“Le Salaire de la Peur” is a French/Italian film directed by Henri-Georges Clouzot. It is set in a South American village near an oilfield, where a number of white men from various countries have ended up and have been unable to leave due to having no money for plane tickets. The village is very isolated, so the only way back to civilization is by plane. When a fire erupts at one of the oilfields, the oil company need to transport nitroglycerine explosives to the site in order to stop the fire. The roads are bad but they are the only way to get the explosives there. The oil company doesn’t want to use its own employees due to the danger, so put out the call for drivers. Four of the destitute white men end up driving two trucks on the highly dangerous trip, for $2000 each.
The film has an admittedly slow start. There is a great deal of time given to the town, the activities of the various men, including the main character Mario (played by Yves Montand), the dodgy dealings of the American oil company, the fact that the poor villagers are too reliant on the oil money to complain, and so on. However, the patient viewer is rewarded by a gripping and suspenseful narrative once the main focus of the story gets underway. At this point the world and character building of the first part of the story become necessary. The audience understands the plight of the men and the desperation that leads to their taking their lives in their hands. The slow build up is definitely worth persevering through.
It’s also interesting to see the number of languages that pop up during these scenes. It lends credibility to the story, that we hear French, Italian, German, English and others during the film. Many films would have just stuck to one language in spite of the characters coming from many different countries. I liked this extra layer of realism.
It is the awareness of the cargo that causes the main tension in this story. Once the drive starts, the viewer is on tenterhooks the entire time, even if the action is just driving along a straight road. Given the volatility of the cargo, death could come at any moment, not just when a dramatic situation is unfolding. The drive starts in darkness, and the director has the camera on the drivers in the trucks, light on their faces and darkness all around. The tension is palpable in the characters’ own awareness of the danger they are in. The audience has to watch the fear, with nothing to distract from it. It feels like the danger is mounting along with the rising light.
The development at the start of the film becomes clear as the drive continues.
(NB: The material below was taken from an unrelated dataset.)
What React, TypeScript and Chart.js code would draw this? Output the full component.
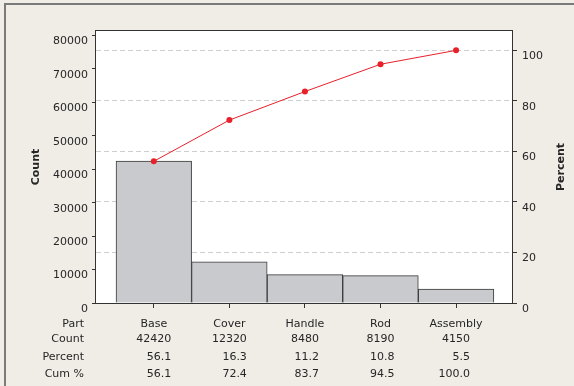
import { useEffect, useRef } from 'react';
import { Chart, registerables } from 'chart.js';

Chart.register(...registerables);

const categories = ['Base', 'Cover', 'Handle', 'Rod', 'Assembly'];
const counts = [42420, 12320, 8480, 8190, 4150];
const percents = [56.1, 16.3, 11.2, 10.8, 5.5];
const cumPercents = [56.1, 72.4, 83.7, 94.5, 100.0];
const rowLabels = ['Part', 'Count', 'Percent', 'Cum %'];
const countTicks = [0, 10000, 20000, 30000, 40000, 50000, 60000, 70000, 80000];
const percentTicks = [0, 20, 40, 60, 80, 100];
const countAxisMax = 81350;

const FONT = '"DejaVu Sans", Verdana, sans-serif';
const TEXT = '#262626';
const BG = '#F0ECE6';

export default function App() {
  const ref = useRef<HTMLCanvasElement | null>(null);

  useEffect(() => {
    document.body.style.margin = '0';
    const canvas = ref.current;
    if (!canvas) return;
    const total = counts.reduce((a, b) => a + b, 0);
    const percentAxisMax = (countAxisMax / total) * 100;

    const decor = {
      id: 'decor',
      beforeDraw(chart: any) {
        const { ctx, chartArea: a, width, height } = chart;
        ctx.save();
        ctx.fillStyle = BG;
        ctx.fillRect(0, 0, width, height);
        ctx.strokeStyle = '#7a7a7a';
        ctx.lineWidth = 2;
        ctx.beginPath();
        ctx.moveTo(5, height + 5);
        ctx.lineTo(5, 4);
        ctx.lineTo(width + 5, 4);
        ctx.stroke();
        ctx.fillStyle = '#ffffff';
        ctx.fillRect(a.left, a.top, a.right - a.left, a.bottom - a.top);
        ctx.restore();
      },
      afterDraw(chart: any) {
        const { ctx, chartArea: a } = chart;
        ctx.save();
        ctx.strokeStyle = '#333333';
        ctx.lineWidth = 1;
        ctx.strokeRect(a.left - 0.5, a.top - 0.5, a.right - a.left + 1, a.bottom - a.top + 1);

        // axis titles
        const midY = (a.top + a.bottom) / 2;
        ctx.fillStyle = TEXT;
        ctx.font = 'bold 11px ' + FONT;
        ctx.textAlign = 'center';
        ctx.textBaseline = 'middle';
        ctx.save();
        ctx.translate(36, midY);
        ctx.rotate(-Math.PI / 2);
        ctx.fillText('Count', 0, 0);
        ctx.restore();
        ctx.save();
        ctx.translate(561, midY);
        ctx.rotate(-Math.PI / 2);
        ctx.fillText('Percent', 0, 0);
        ctx.restore();

        // table
        const xs = chart.scales.x;
        const rowY = [a.bottom + 24, a.bottom + 39, a.bottom + 57, a.bottom + 74];
        ctx.font = '11px ' + FONT;
        ctx.textBaseline = 'alphabetic';
        ctx.textAlign = 'right';
        rowLabels.forEach((l, r) => ctx.fillText(l, 84, rowY[r]));
        categories.forEach((c, i) => {
          const cx = xs.getPixelForValue(i);
          const cnt = String(counts[i]);
          ctx.textAlign = 'center';
          ctx.fillText(c, cx, rowY[0]);
          ctx.fillText(cnt, cx, rowY[1]);
          const w = ctx.measureText(cnt).width;
          ctx.textAlign = 'right';
          ctx.fillText(percents[i].toFixed(1), cx + w / 2, rowY[2]);
          ctx.fillText(cumPercents[i].toFixed(1), cx + w / 2, rowY[3]);
        });
        ctx.restore();
      },
    };

    const chart = new Chart(canvas, {
      type: 'bar',
      data: {
        datasets: [
          {
            type: 'line',
            label: 'Cum %',
            data: cumPercents.map((v, i) => ({ x: i, y: v })),
            yAxisID: 'yPct',
            borderColor: '#E8202A',
            backgroundColor: '#E8202A',
            borderWidth: 1,
            pointRadius: 3,
            pointBorderWidth: 0,
            pointBackgroundColor: '#E8202A',
            order: 0,
          } as any,
          {
            type: 'bar',
            label: 'Count',
            data: counts.map((v, i) => ({ x: i, y: v })),
            yAxisID: 'y',
            backgroundColor: '#C9CACE',
            borderColor: '#3a3a3a',
            borderWidth: 1,
            barPercentage: 1,
            categoryPercentage: 1,
            order: 1,
          } as any,
        ],
      },
      options: {
        responsive: false,
        animation: false,
        devicePixelRatio: 1,
        events: [],
        layout: { padding: { top: 31, left: 0, right: 0, bottom: 0 } },
        plugins: { legend: { display: false }, tooltip: { enabled: false } },
        scales: {
          x: {
            type: 'linear',
            position: 'bottom',
            offset: false,
            min: -0.765,
            max: 4.74,
            bounds: 'data',
            afterBuildTicks: (s: any) => {
              s.ticks = categories.map((_, i) => ({ value: i }));
            },
            afterFit: (s: any) => {
              s.height = 83;
            },
            ticks: { callback: () => '', autoSkip: false },
            grid: {
              offset: false,
              drawOnChartArea: false,
              drawTicks: true,
              tickLength: 5,
              tickColor: '#333333',
            },
            border: { display: false },
          },
          y: {
            type: 'linear',
            position: 'left',
            min: 0,
            max: countAxisMax,
            bounds: 'data',
            afterBuildTicks: (s: any) => {
              s.ticks = countTicks.map((v) => ({ value: v }));
            },
            afterFit: (s: any) => {
              s.width = 96;
            },
            ticks: {
              autoSkip: false,
              padding: 4,
              labelOffset: 6,
              color: TEXT,
              font: { family: FONT, size: 11 },
              callback: (v: any) => String(v),
            },
            grid: {
              drawOnChartArea: false,
              drawTicks: true,
              tickLength: 4,
              tickColor: '#333333',
            },
            border: { display: false },
          },
          yPct: {
            type: 'linear',
            position: 'right',
            min: 0,
            max: percentAxisMax,
            bounds: 'data',
            afterBuildTicks: (s: any) => {
              s.ticks = percentTicks.map((v) => ({ value: v }));
            },
            afterFit: (s: any) => {
              s.width = 62;
            },
            ticks: {
              autoSkip: false,
              padding: 5,
              labelOffset: 6,
              color: TEXT,
              font: { family: FONT, size: 11 },
              callback: (v: any) => String(v),
            },
            grid: {
              drawOnChartArea: true,
              drawTicks: true,
              tickLength: 5,
              tickColor: '#333333',
              color: (c: any) => (c.tick && c.tick.value === 0 ? 'rgba(0,0,0,0)' : '#cfcfcf'),
              lineWidth: 1,
            },
            border: { display: false, dash: [5, 3] },
          },
        },
      } as any,
      plugins: [decor],
    });

    return () => chart.destroy();
  }, []);

  return (
    <div style={{ position: 'absolute', left: 0, top: 0, width: 574, height: 386 }}>
      <canvas ref={ref} width={574} height={386} style={{ display: 'block' }} />
    </div>
  );
}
Jo, who acts tough and in charge, carries a gun, and has apparently been involved in dodgy business previously with the oil company boss, is not initially given one of the driving jobs. However, he goes off with the man who is, and then this man never shows up. Jo shows up instead, to ‘see them off’. The audience knows he wanted the job, and the implication is that he has killed the other man to get it.
As the drive continues, it is soon obvious that Jo is losing his nerve. He says he is feeling ill, but it’s actually fear that is making him shaky. He has been in a superior position to Mario, who looks up to him, but now the tables are turned, and Mario is the one in control. There is a scene towards the end, where the truck, driven by Mario, runs over Jo, smashing his leg. The scene is a horrific and gripping one, and both Montand and Charles Vanel as Jo give intense and brilliant performances. During the final part of the drive night has fallen again. The light on the men now shows both covered in oil, and Mario holding Jo against him as he drives. Mario’s face is in shock, and Jo is dying. (Spoiler – He dies before Mario reaches the oilfield.) The acting here is just marvellous.
(Spoiler alert). The decision to put the fate of the second truck off camera is an interesting one. These two characters, Luigi and Bimba, are depicted just as much, and we see and understand about them during the film. Luigi is a builder, and has been told in the early part of the film that the concrete dust in his lungs will kill him if he does not get out of building. Bimba, we learn during the drive, was taken prisoner by the Nazis during the war and was in forced labour. They, too, have many near misses. But when the truck is destroyed, the audience doesn’t know what happened. Mario and Jo see an explosion in the distance, and that is that. I have to admit, I did wonder why the director decided on doing this, but I think the idea was that the explosives could go at any time. It didn’t take a dangerous situation or incident to cause a problem, just a small bump in the road could do it. Basically, the director is reminding the audience with this that the entire drive is dangerous, every moment, not just the potholes, rotten timber, rocks in the road and so on. I thought this made the story more real.
“Le Salaire de la Peur” is, in my opinion, an excellent thriller. The story is not complicated, but the director and cast take the audience right into the action. We feel as if we are in the trucks, wincing along with the drivers at every small bump, wondering if we will survive. It is tense, and stressful, and really good. I strongly recommend this.